[Plotting code records]

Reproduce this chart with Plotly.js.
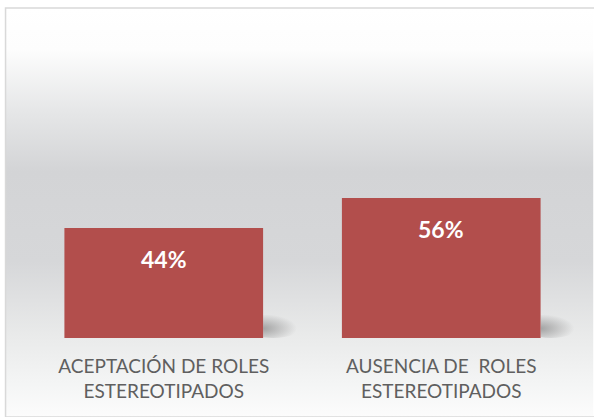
<!DOCTYPE html>
<html><head><meta charset="utf-8">
<script src="https://cdn.plot.ly/plotly-3.0.1.min.js"></script>
<style>html,body{margin:0;padding:0;background:#fff}#c{width:594px;height:417px}</style>
</head><body><div id="c"></div>
<script>
const categories = ["ACEPTACIÓN DE ROLES<br>ESTEREOTIPADOS", "AUSENCIA DE  ROLES<br>ESTEREOTIPADOS"];
const values = [44, 56];
const labels = ["44%", "56%"];

const grad = '<svg xmlns="http://www.w3.org/2000/svg" width="100" height="409" preserveAspectRatio="none">' +
 '<defs><linearGradient id="g" x1="0" y1="0" x2="0" y2="1">' +
 '<stop offset="0" stop-color="#ffffff"/><stop offset="0.1" stop-color="#fdfdfd"/>' +
 '<stop offset="0.25" stop-color="#e6e7e8"/><stop offset="0.4" stop-color="#d3d4d6"/>' +
 '<stop offset="0.62" stop-color="#d6d7d9"/><stop offset="0.8" stop-color="#e9eaea"/>' +
 '<stop offset="0.92" stop-color="#f4f5f5"/><stop offset="1" stop-color="#fcfcfc"/>' +
 '</linearGradient></defs><rect width="100" height="409" fill="url(#g)"/></svg>';
const src = 'data:image/svg+xml;base64,' + btoa(grad);

const shadowSvg = '<svg xmlns="http://www.w3.org/2000/svg" width="40" height="30" preserveAspectRatio="none">' +
 '<defs><radialGradient id="s" cx="0.3" cy="0.6" r="0.6"><stop offset="0" stop-color="#8a8a8a" stop-opacity="0.75"/>' +
 '<stop offset="1" stop-color="#8a8a8a" stop-opacity="0"/></radialGradient></defs>' +
 '<ellipse cx="10" cy="19" rx="28" ry="11" fill="url(#s)"/></svg>';
const shadowSrc = 'data:image/svg+xml;base64,' + btoa(shadowSvg);

const L = 24.5, R = 13.5, T = 30, B = 79, W = 594, H = 417;
const pw = W - L - R, ph = H - T - B;

const images = [{source: src, xref: 'paper', yref: 'paper', x: (5 - L) / pw, y: (H - B - 8) / ph,
    sizex: (W - 5) / pw, sizey: (H - 8) / ph, sizing: 'stretch', xanchor: 'left', yanchor: 'top', layer: 'below'}];
values.forEach((v, i) => images.push({source: shadowSrc, xref: 'x', yref: 'y', x: i + 0.358, y: 0,
  sizex: 0.15, sizey: 13, sizing: 'stretch', xanchor: 'left', yanchor: 'bottom', layer: 'below'}));

Plotly.newPlot('c', [{
  type: 'bar', x: categories, y: values,
  marker: {color: '#B24E4C'},
  hoverinfo: 'none'
}], {
  width: W, height: H,
  margin: {l: L, r: R, t: T, b: B, pad: 0},
  paper_bgcolor: '#ffffff', plot_bgcolor: 'rgba(0,0,0,0)',
  bargap: 0.284,
  showlegend: false,
  font: {family: 'Lato, "Open Sans", sans-serif'},
  xaxis: {tickfont: {size: 19, color: '#5f5f5f'}, showline: false, ticks: 'outside', ticklen: 11, tickcolor: 'rgba(0,0,0,0)', fixedrange: true},
  yaxis: {range: [0, ph / 2.5], visible: false, fixedrange: true},
  images: images,
  shapes: [{type: 'rect', xref: 'paper', yref: 'paper', x0: (5 - L) / pw, x1: (W + 2 - L) / pw,
    y0: (H - B - 417) / ph, y1: (H - B - 8) / ph, line: {color: '#d9d9d9', width: 1.5}, fillcolor: 'rgba(0,0,0,0)', layer: 'above'}],
  annotations: categories.map((c, i) => ({x: c, y: values[i], text: '<b>' + labels[i] + '</b>', showarrow: false,
    yanchor: 'middle', yshift: -31, font: {size: 23, color: '#ffffff'}}))
}, {displayModeBar: false, staticPlot: true});
</script></body></html>
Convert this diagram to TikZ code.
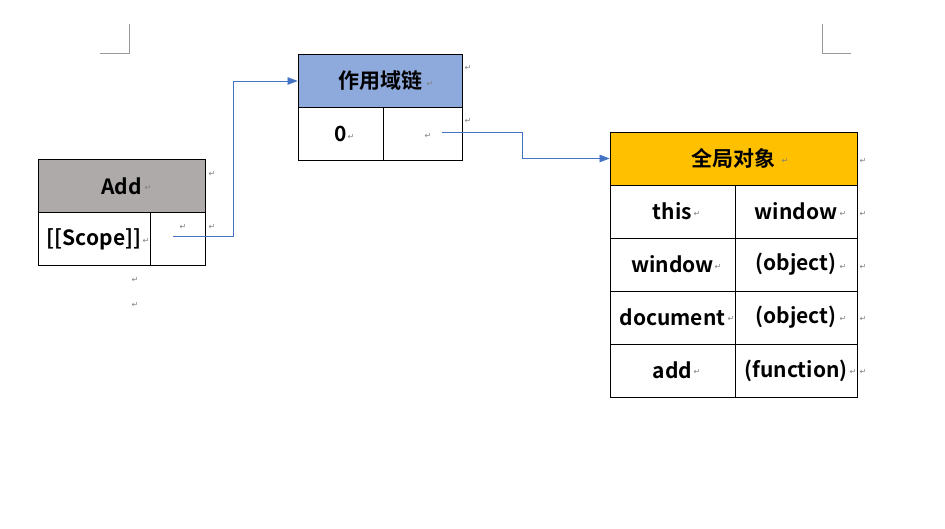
\documentclass[tikz,border=0pt]{standalone}
\usepackage{fontspec}
\setmainfont{Noto Sans CJK SC Bold}
\newfontfamily\markfont{DejaVu Sans}
\usetikzlibrary{arrows.meta}

\definecolor{addgray}{HTML}{AEAAAA}
\definecolor{chainblue}{HTML}{8EA9DB}
\definecolor{globalgold}{HTML}{FFC000}
\definecolor{linkblue}{HTML}{4472C4}

\tikzstyle{cell}=[draw, line width=0.8pt, inner sep=0pt, minimum height=53pt, font=\fontsize{21}{24}\selectfont]
\tikzstyle{pmark}=[inner sep=0pt, text=gray, font=\markfont\fontsize{8}{8}\selectfont]
\tikzstyle{link}=[linkblue, line width=0.7pt, -{Triangle[length=10pt,width=7.5pt]}]
\tikzstyle{corner}=[gray!80, line width=0.6pt]

\newcommand{\parmark}{↵}

\begin{document}
\begin{tikzpicture}[x=1pt,y=-1pt]
            \useasboundingbox (0,0) rectangle (945,529);
            % page corners
            \draw[corner] (100,53) -- (129,53) -- (129,24);
            \draw[corner] (822,24) -- (822,53) -- (851,53);
            % Add
            \node[cell, fill=addgray, minimum width=167pt] at (121.5,186) (addhead) {Add};
            \node[cell, minimum width=112pt] at (94,239) (scopekey) {[[Scope]]};
            \node[cell, minimum width=55pt] at (177.5,239) (scopeval) {};
            % scope chain
            \node[cell, fill=chainblue, minimum width=164pt] at (380,81) (chainhead) {作用域链};
            \node[cell, minimum width=85pt] at (340.5,134) (chainkey) {0};
            \node[cell, minimum width=79pt] at (422.5,134) (chainval) {};
            % global object
            \node[cell, fill=globalgold, minimum width=247pt] at (733.5,158.5) (globalhead) {全局对象};
            \node[cell, minimum width=125pt] at (672.5,211.5) (k1) {this};
            \node[cell, minimum width=122pt] at (796,211.5) (v1) {window};
            \node[cell, minimum width=125pt] at (672.5,264.5) (k2) {window};
            \node[cell, minimum width=122pt] at (796,264.5) (v2) {(object)};
            \node[cell, minimum width=125pt] at (672.5,317.5) (k3) {document};
            \node[cell, minimum width=122pt] at (796,317.5) (v3) {(object)};
            \node[cell, minimum width=125pt] at (672.5,370.5) (k4) {add};
            \node[cell, minimum width=122pt] at (796,370.5) (v4) {(function)};
            % paragraph marks
            \node[pmark] at (148,188) {\parmark};
            \node[pmark] at (212,174) {\parmark};
            \node[pmark] at (146,241) {\parmark};
            \node[pmark] at (183,227) {\parmark};
            \node[pmark] at (212,227) {\parmark};
            \node[pmark] at (135,280) {\parmark};
            \node[pmark] at (135,305) {\parmark};
            \node[pmark] at (430,84) {\parmark};
            \node[pmark] at (468,68) {\parmark};
            \node[pmark] at (351,137) {\parmark};
            \node[pmark] at (428,136) {\parmark};
            \node[pmark] at (468,121) {\parmark};
            \node[pmark] at (785,161) {\parmark};
            \node[pmark] at (863,161) {\parmark};
            \node[pmark] at (697,214) {\parmark};
            \node[pmark] at (843,214) {\parmark};
            \node[pmark] at (863,214) {\parmark};
            \node[pmark] at (718,267) {\parmark};
            \node[pmark] at (843,267) {\parmark};
            \node[pmark] at (863,267) {\parmark};
            \node[pmark] at (731,319) {\parmark};
            \node[pmark] at (843,319) {\parmark};
            \node[pmark] at (863,319) {\parmark};
            \node[pmark] at (697,372) {\parmark};
            \node[pmark] at (853,372) {\parmark};
            \node[pmark] at (863,372) {\parmark};
            % links
            \coordinate (a1) at (173,236);
            \coordinate (a2) at (442,132);
            \draw[link] (a1) -- ++(60,0) |- (chainhead.west);
            \draw[link] (a2) -- ++(80,0) |- (globalhead.west);
        \end{tikzpicture}
\end{document}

* **OBJECTIVE**
Using the data above, print every line exactly, omitting pictures.

* **TASK ANSWER**
Reproduce this chart with Plotly.js.
<!DOCTYPE html>
<html><head><meta charset="utf-8">
<script src="https://cdn.plot.ly/plotly-3.0.1.min.js"></script>
<style>html,body{margin:0;padding:0;background:#fff}#c{width:594px;height:417px}</style>
</head><body><div id="c"></div>
<script>
const categories = ["ACEPTACIÓN DE ROLES<br>ESTEREOTIPADOS", "AUSENCIA DE  ROLES<br>ESTEREOTIPADOS"];
const values = [44, 56];
const labels = ["44%", "56%"];

const grad = '<svg xmlns="http://www.w3.org/2000/svg" width="100" height="409" preserveAspectRatio="none">' +
 '<defs><linearGradient id="g" x1="0" y1="0" x2="0" y2="1">' +
 '<stop offset="0" stop-color="#ffffff"/><stop offset="0.1" stop-color="#fdfdfd"/>' +
 '<stop offset="0.25" stop-color="#e6e7e8"/><stop offset="0.4" stop-color="#d3d4d6"/>' +
 '<stop offset="0.62" stop-color="#d6d7d9"/><stop offset="0.8" stop-color="#e9eaea"/>' +
 '<stop offset="0.92" stop-color="#f4f5f5"/><stop offset="1" stop-color="#fcfcfc"/>' +
 '</linearGradient></defs><rect width="100" height="409" fill="url(#g)"/></svg>';
const src = 'data:image/svg+xml;base64,' + btoa(grad);

const shadowSvg = '<svg xmlns="http://www.w3.org/2000/svg" width="40" height="30" preserveAspectRatio="none">' +
 '<defs><radialGradient id="s" cx="0.3" cy="0.6" r="0.6"><stop offset="0" stop-color="#8a8a8a" stop-opacity="0.75"/>' +
 '<stop offset="1" stop-color="#8a8a8a" stop-opacity="0"/></radialGradient></defs>' +
 '<ellipse cx="10" cy="19" rx="28" ry="11" fill="url(#s)"/></svg>';
const shadowSrc = 'data:image/svg+xml;base64,' + btoa(shadowSvg);

const L = 24.5, R = 13.5, T = 30, B = 79, W = 594, H = 417;
const pw = W - L - R, ph = H - T - B;

const images = [{source: src, xref: 'paper', yref: 'paper', x: (5 - L) / pw, y: (H - B - 8) / ph,
    sizex: (W - 5) / pw, sizey: (H - 8) / ph, sizing: 'stretch', xanchor: 'left', yanchor: 'top', layer: 'below'}];
values.forEach((v, i) => images.push({source: shadowSrc, xref: 'x', yref: 'y', x: i + 0.358, y: 0,
  sizex: 0.15, sizey: 13, sizing: 'stretch', xanchor: 'left', yanchor: 'bottom', layer: 'below'}));

Plotly.newPlot('c', [{
  type: 'bar', x: categories, y: values,
  marker: {color: '#B24E4C'},
  hoverinfo: 'none'
}], {
  width: W, height: H,
  margin: {l: L, r: R, t: T, b: B, pad: 0},
  paper_bgcolor: '#ffffff', plot_bgcolor: 'rgba(0,0,0,0)',
  bargap: 0.284,
  showlegend: false,
  font: {family: 'Lato, "Open Sans", sans-serif'},
  xaxis: {tickfont: {size: 19, color: '#5f5f5f'}, showline: false, ticks: 'outside', ticklen: 11, tickcolor: 'rgba(0,0,0,0)', fixedrange: true},
  yaxis: {range: [0, ph / 2.5], visible: false, fixedrange: true},
  images: images,
  shapes: [{type: 'rect', xref: 'paper', yref: 'paper', x0: (5 - L) / pw, x1: (W + 2 - L) / pw,
    y0: (H - B - 417) / ph, y1: (H - B - 8) / ph, line: {color: '#d9d9d9', width: 1.5}, fillcolor: 'rgba(0,0,0,0)', layer: 'above'}],
  annotations: categories.map((c, i) => ({x: c, y: values[i], text: '<b>' + labels[i] + '</b>', showarrow: false,
    yanchor: 'middle', yshift: -31, font: {size: 23, color: '#ffffff'}}))
}, {displayModeBar: false, staticPlot: true});
</script></body></html>
Convert this diagram to TikZ code.
\documentclass[tikz,border=0pt]{standalone}
\usepackage{fontspec}
\setmainfont{Noto Sans CJK SC Bold}
\newfontfamily\markfont{DejaVu Sans}
\usetikzlibrary{arrows.meta}

\definecolor{addgray}{HTML}{AEAAAA}
\definecolor{chainblue}{HTML}{8EA9DB}
\definecolor{globalgold}{HTML}{FFC000}
\definecolor{linkblue}{HTML}{4472C4}

\tikzstyle{cell}=[draw, line width=0.8pt, inner sep=0pt, minimum height=53pt, font=\fontsize{21}{24}\selectfont]
\tikzstyle{pmark}=[inner sep=0pt, text=gray, font=\markfont\fontsize{8}{8}\selectfont]
\tikzstyle{link}=[linkblue, line width=0.7pt, -{Triangle[length=10pt,width=7.5pt]}]
\tikzstyle{corner}=[gray!80, line width=0.6pt]

\newcommand{\parmark}{↵}

\begin{document}
\begin{tikzpicture}[x=1pt,y=-1pt]
            \useasboundingbox (0,0) rectangle (945,529);
            % page corners
            \draw[corner] (100,53) -- (129,53) -- (129,24);
            \draw[corner] (822,24) -- (822,53) -- (851,53);
            % Add
            \node[cell, fill=addgray, minimum width=167pt] at (121.5,186) (addhead) {Add};
            \node[cell, minimum width=112pt] at (94,239) (scopekey) {[[Scope]]};
            \node[cell, minimum width=55pt] at (177.5,239) (scopeval) {};
            % scope chain
            \node[cell, fill=chainblue, minimum width=164pt] at (380,81) (chainhead) {作用域链};
            \node[cell, minimum width=85pt] at (340.5,134) (chainkey) {0};
            \node[cell, minimum width=79pt] at (422.5,134) (chainval) {};
            % global object
            \node[cell, fill=globalgold, minimum width=247pt] at (733.5,158.5) (globalhead) {全局对象};
            \node[cell, minimum width=125pt] at (672.5,211.5) (k1) {this};
            \node[cell, minimum width=122pt] at (796,211.5) (v1) {window};
            \node[cell, minimum width=125pt] at (672.5,264.5) (k2) {window};
            \node[cell, minimum width=122pt] at (796,264.5) (v2) {(object)};
            \node[cell, minimum width=125pt] at (672.5,317.5) (k3) {document};
            \node[cell, minimum width=122pt] at (796,317.5) (v3) {(object)};
            \node[cell, minimum width=125pt] at (672.5,370.5) (k4) {add};
            \node[cell, minimum width=122pt] at (796,370.5) (v4) {(function)};
            % paragraph marks
            \node[pmark] at (148,188) {\parmark};
            \node[pmark] at (212,174) {\parmark};
            \node[pmark] at (146,241) {\parmark};
            \node[pmark] at (183,227) {\parmark};
            \node[pmark] at (212,227) {\parmark};
            \node[pmark] at (135,280) {\parmark};
            \node[pmark] at (135,305) {\parmark};
            \node[pmark] at (430,84) {\parmark};
            \node[pmark] at (468,68) {\parmark};
            \node[pmark] at (351,137) {\parmark};
            \node[pmark] at (428,136) {\parmark};
            \node[pmark] at (468,121) {\parmark};
            \node[pmark] at (785,161) {\parmark};
            \node[pmark] at (863,161) {\parmark};
            \node[pmark] at (697,214) {\parmark};
            \node[pmark] at (843,214) {\parmark};
            \node[pmark] at (863,214) {\parmark};
            \node[pmark] at (718,267) {\parmark};
            \node[pmark] at (843,267) {\parmark};
            \node[pmark] at (863,267) {\parmark};
            \node[pmark] at (731,319) {\parmark};
            \node[pmark] at (843,319) {\parmark};
            \node[pmark] at (863,319) {\parmark};
            \node[pmark] at (697,372) {\parmark};
            \node[pmark] at (853,372) {\parmark};
            \node[pmark] at (863,372) {\parmark};
            % links
            \coordinate (a1) at (173,236);
            \coordinate (a2) at (442,132);
            \draw[link] (a1) -- ++(60,0) |- (chainhead.west);
            \draw[link] (a2) -- ++(80,0) |- (globalhead.west);
        \end{tikzpicture}
\end{document}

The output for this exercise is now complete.